En ne comptant que 910 000 inscrits, l'ANE a « pris la responsabilité d'ignorer avec le plus grand mépris les 947 452 Centrafricains que la violence des groupes armés a empêché de voter », soit « 51% du corps électoral », affirmait Dologuélé qui a, à l'instar des autres candidats de l'opposition, annoncé un recours contentieux.
« Je ne donne aucun crédit à ces résultats, c'est une mascarade, une honte pour notre pays », a renchéri Ziguélé.
« Cette élection est un pas de géant en arrière par rapport à celle de 2016 », estime Thierry Vircoulon, spécialiste de l'Afrique centrale à l'Institut français des relations internationales (Ifri). « Avec un taux de participation réel de 30% », « une fraude par le recours à des dérogations et des missions d'observation électorale internationales parties avant l'annonce des résultats », ce scrutin est « tout sauf crédible », assène-t-il.
L'Union africaine (UA), l'Union européenne (UE), l'ONU et la Communauté économique des Etats de l'Afrique centrale (CEEAC), qui ont investi des millions de dollars dans l'organisation du scrutin, ont loué « la détermination des Centrafricains à exercer leur droit de vote, malgré les nombreux obstacles » dans une déclaration conjointe « prenant note des résultats provisoires ».
La Russie, puissant soutien de Touadéra depuis plus de deux ans, s'est également réjouie de « la tenue réussie des élections ».
L'ANE a commencé mardi à égrener les résultats des législatives mais dans 82 circonscriptions où le vote a pu avoir lieu sur 140. 21 candidats ont été élus dès le premier tour, dont six du parti de Touadéra, tous les autres qualifiés se donnant rendez-vous pour le second, prévu le 14 février.
Offensive rebelle
Ces élections se sont déroulées dans un pays où une guerre civile, initiée en 2013 et très meurtrière jusqu'en 2018 avant de baisser en intensité, a été ravivée depuis près de trois semaines par l'annonce d'une offensive rebelle pour empêcher le scrutin.
Le 19 décembre, une coalition des principaux groupes armés qui se partagent déjà deux tiers du pays avait ainsi juré de « prendre le contrôle de tout le territoire ». Touadéra avait immédiatement dénoncé une « tentative de coup d'Etat » sous les ordres de François Bozizé, le président renversé en 2013 et dont la candidature avait été invalidée par la Cour constitutionnelle.
Bozizé est recherché et visé par une enquête judiciaire notamment pour « rébellions ».
Depuis l'annonce de l'offensive, les groupes armés n'ont quasiment pas gagné de terrain, selon la Mission de l'ONU en Centrafrique (Minusca) et le gouvernement.
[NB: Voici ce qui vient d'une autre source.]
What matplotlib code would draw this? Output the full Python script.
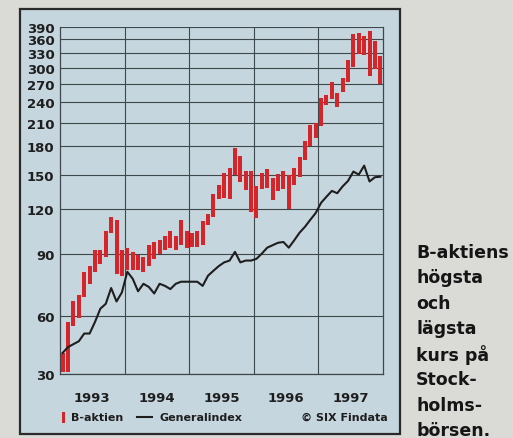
import numpy as np
import matplotlib
matplotlib.use("Agg")
import matplotlib.pyplot as plt
from matplotlib.patches import Rectangle
from matplotlib.lines import Line2D

# monthly high / low for the B share, Jan 1993 - Dec 1997
high = [41, 57, 66, 69, 80, 83, 92, 92, 104, 114, 112, 92,
        93, 91, 89, 88, 95, 97, 98, 101, 104, 101, 112, 104,
        103, 104, 111, 116, 132, 140, 152, 157, 178, 169, 154, 154,
        139, 152, 156, 147, 151, 154, 150, 157, 168, 187, 207, 210,
        247, 251, 274, 255, 280, 315, 373, 375, 368, 380, 357, 324]
low = [31, 31, 55, 59, 68, 74, 80, 84, 88, 103, 79, 78,
       81, 81, 81, 80, 83, 87, 90, 92, 93, 92, 95, 93,
       94, 94, 95, 108, 114, 128, 129, 128, 150, 143, 136, 118,
       113, 137, 138, 127, 135, 137, 120, 140, 148, 165, 180, 190,
       206, 235, 244, 233, 256, 274, 302, 328, 325, 284, 297, 270]
general = [41, 44, 45.5, 47, 51, 51, 57, 63, 65, 72, 66, 70,
           80, 76.5, 70.5, 74, 72.5, 69.5, 74, 73, 71.5, 74, 75, 75,
           75, 75, 73, 78, 80.5, 83, 85, 86, 91, 85, 86, 86,
           87, 90, 93.5, 95, 96.5, 97, 93.5, 98, 103, 107, 112, 117,
           125, 130, 135, 133, 139, 144, 153, 150, 159, 143.5, 147.5, 148]
years = ["1993", "1994", "1995", "1996", "1997"]
yticks = [30, 60, 90, 120, 150, 180, 210, 240, 270, 300, 330, 360, 390]
side_text = ["B-aktiens", "högsta", "och", "lägsta", "kurs på",
             "Stock-", "holms-", "börsen."]

W, H = 513, 439
RED = "#d4262a"
PANEL = "#c6d6de"
PAPER = "#dadad6"
INK = "#1e1e1e"
GRID = "#3e474c"


# chart's own y scale: log above 60, compressed linear below
def fwd(v):
    v = np.asarray(v, dtype=float)
    lg = np.log(np.maximum(v, 1e-6) / 60.0)
    lin = (v - 60.0) / 30.0 * (58.0 / 155.0)
    return np.where(v >= 60, lg, lin)


def inv(u):
    u = np.asarray(u, dtype=float)
    ex = 60.0 * np.exp(np.minimum(u, 50))
    lin = 60.0 + u * 30.0 * 155.0 / 58.0
    return np.where(u >= 0, ex, lin)


def fx(x):
    return x / W


def fy(y):
    return 1 - y / H


fig = plt.figure(figsize=(W / 100, H / 100), dpi=100)
fig.patch.set_facecolor(PAPER)

# light blue panel with dark border
fig.patches.append(Rectangle((fx(20), fy(435)), 380 / W, 425 / H,
                             transform=fig.transFigure, facecolor=PANEL,
                             edgecolor="#2a2a2a", linewidth=1.6, zorder=-5))

ax = fig.add_axes([fx(60), fy(375), 323 / W, 347 / H])
ax.set_zorder(2)
ax.set_facecolor(PANEL)
ax.set_yscale("function", functions=(fwd, inv))
ax.set_xlim(0, 60)
ax.set_ylim(30, 390)

x = np.arange(len(high)) + 0.5
hi = np.array(high)
lo = np.array(low)
ax.bar(x, hi - lo, bottom=lo, width=0.74, color=RED, zorder=3)
ax.plot(x, general, color=INK, linewidth=1.5, zorder=4)

ax.set_yticks(yticks)
ax.set_yticklabels([str(t) for t in yticks], fontsize=9.5, fontweight="bold",
                   color=INK)
ax.yaxis.set_minor_locator(matplotlib.ticker.NullLocator())
ax.set_xticks([6, 18, 30, 42, 54])
ax.set_xticklabels(years, fontsize=9.5, fontweight="bold", color=INK)
ax.set_xticks([12, 24, 36, 48], minor=True)
ax.tick_params(axis="both", which="both", length=0)
ax.tick_params(axis="y", pad=4)
ax.tick_params(axis="x", pad=12)
ax.grid(axis="y", which="major", color=GRID, linewidth=0.8)
ax.grid(axis="x", which="minor", color=GRID, linewidth=0.8)
ax.set_axisbelow(True)
for name, sp in ax.spines.items():
    sp.set_color(GRID)
    sp.set_linewidth(0.9)
ax.spines["top"].set_visible(False)

# legend row
fig.patches.append(Rectangle((fx(62), fy(424)), 3 / W, 11 / H,
                             transform=fig.transFigure, facecolor=RED,
                             edgecolor="none"))
fig.text(fx(71), fy(418), "B-aktien", fontsize=8, fontweight="bold",
         color=INK, va="center", ha="left")
fig.lines.append(Line2D([fx(137), fx(152)], [fy(418), fy(418)],
                        transform=fig.transFigure, color=INK, linewidth=1.5))
fig.text(fx(159), fy(418), "Generalindex", fontsize=8, fontweight="bold",
         color=INK, va="center", ha="left")
fig.text(fx(388), fy(418), "© SIX Findata", fontsize=8, fontweight="bold",
         color=INK, va="center", ha="right")

# caption to the right of the panel
for k, line in enumerate(side_text):
    fig.text(fx(416), fy(253 + 25.5 * k), line, fontsize=12.5,
             fontweight="bold", color="#151515", va="center", ha="left")

fig.savefig("out.png", dpi=100, facecolor=fig.get_facecolor())
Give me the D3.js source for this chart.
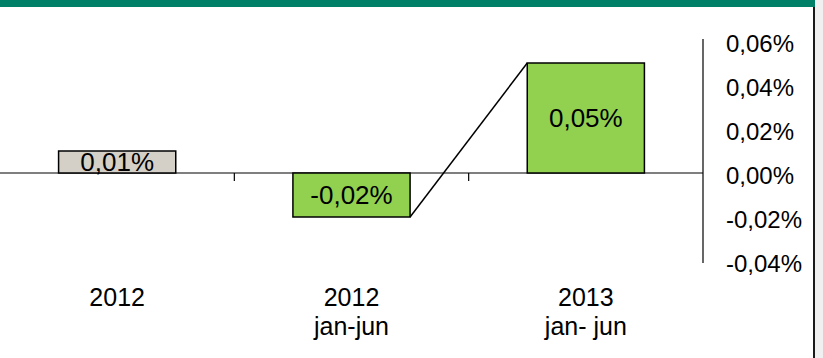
<!DOCTYPE html>
<html>
<head>
<meta charset="utf-8">
<script src="https://cdn.jsdelivr.net/npm/d3@7"></script>
<style>
  html, body { margin: 0; padding: 0; background: #ffffff; }
  svg { display: block; }
  text { font-family: "Liberation Sans", Arial, sans-serif; fill: #000; }
</style>
</head>
<body>
<svg id="chart" width="823" height="358"></svg>
<script>
// Categories (two-line labels) and their values in percent
const categories = ["2012", "2012 jan-jun", "2013 jan- jun"];
const labelLine1 = ["2012", "2012", "2013"];
const labelLine2 = ["", "jan-jun", "jan- jun"];
const values = [0.01, -0.02, 0.05];
const barColors = ["#d4d0c8", "#92d050", "#92d050"];
const yTicks = [0.06, 0.04, 0.02, 0.00, -0.02, -0.04];

const fmt = v => d3.format(".2f")(v).replace(".", ",").replace("−", "-") + "%";

const svg = d3.select("#chart");
const W = 823, H = 358;
const plotLeft = 0, plotRight = 703;

// Frame: green top band and dark right edge
svg.append("rect").attr("x", 815).attr("y", 0).attr("width", 8).attr("height", H).attr("fill", "#f0f0f0");
svg.append("rect").attr("x", 0).attr("y", 0).attr("width", 815).attr("height", 7).attr("fill", "#008066");
svg.append("rect").attr("x", 813).attr("y", 7).attr("width", 2).attr("height", H - 7).attr("fill", "#1a1a1a");

const x = d3.scaleBand()
  .domain(categories)
  .range([plotLeft, plotRight])
  .paddingInner(0.5)
  .paddingOuter(0.25);

const y = d3.scaleLinear()
  .domain([-0.04, 0.06])
  .range([261, 41]);

// Zero baseline and category separators
svg.append("line")
  .attr("x1", plotLeft).attr("x2", plotRight)
  .attr("y1", y(0)).attr("y2", y(0))
  .attr("stroke", "#000").attr("stroke-width", 1.2);

const step = x.step();
categories.slice(1).forEach(c => {
  const sx = x(c) - step * 0.25;
  svg.append("line")
    .attr("x1", sx).attr("x2", sx)
    .attr("y1", y(0)).attr("y2", y(0) + 8)
    .attr("stroke", "#000").attr("stroke-width", 1.2);
});

// Right-hand value axis
const yAxis = d3.axisRight(y)
  .tickValues(yTicks)
  .tickSize(0)
  .tickPadding(23)
  .tickFormat(fmt);
const gAxis = svg.append("g")
  .attr("transform", `translate(${plotRight},0)`)
  .call(yAxis);
gAxis.select(".domain")
  .attr("d", `M0,${y(0.06) - 2}V${y(-0.04) + 2}`)
  .attr("stroke", "#000").attr("stroke-width", 1.2);
gAxis.selectAll(".tick text")
  .attr("font-family", "'Liberation Sans', Arial, sans-serif")
  .attr("font-size", 24)
  .attr("dy", "0.45em")
  .attr("fill", "#000");

// Bars
svg.selectAll(".bar")
  .data(values)
  .join("rect")
  .attr("class", "bar")
  .attr("x", (d, i) => x(categories[i]))
  .attr("width", x.bandwidth())
  .attr("y", d => y(Math.max(0, d)))
  .attr("height", d => Math.abs(y(d) - y(0)))
  .attr("fill", (d, i) => barColors[i])
  .attr("stroke", "#000")
  .attr("stroke-width", 1.5);

// Connector from the bottom of the second bar to the top of the third
svg.append("line")
  .attr("x1", x(categories[1]) + x.bandwidth())
  .attr("y1", y(values[1]))
  .attr("x2", x(categories[2]))
  .attr("y2", y(values[2]))
  .attr("stroke", "#000").attr("stroke-width", 1.5);

// Value labels inside bars
svg.selectAll(".val")
  .data(values)
  .join("text")
  .attr("class", "val")
  .attr("x", (d, i) => x(categories[i]) + x.bandwidth() / 2)
  .attr("y", d => (y(d) + y(0)) / 2)
  .attr("dy", "0.36em")
  .attr("text-anchor", "middle")
  .attr("font-size", 26)
  .text(d => fmt(d));

// Category labels
const cx = (i) => x(categories[i]) + x.bandwidth() / 2;
svg.selectAll(".cat1")
  .data(labelLine1)
  .join("text")
  .attr("class", "cat1")
  .attr("x", (d, i) => cx(i))
  .attr("y", 306)
  .attr("text-anchor", "middle")
  .attr("font-size", 25)
  .text(d => d);
svg.selectAll(".cat2")
  .data(labelLine2)
  .join("text")
  .attr("class", "cat2")
  .attr("x", (d, i) => cx(i))
  .attr("y", 335)
  .attr("text-anchor", "middle")
  .attr("font-size", 25)
  .text(d => d);
</script>
</body>
</html>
Ils font face au déploiement de l'armée mais surtout de plus de 12 000 Casques bleus et de centaines de renforts bien équipés, principalement des paramilitaires russes et soldats d'élite rwandais dépêchés rapidement par Moscou et Kigali.
Les groupes armés ont, ça et là, attaqué et pris - le plus souvent brièvement - des villes enclavées dans les territoires qu'ils occupent, mais essentiellement à des centaines de km de Bangui.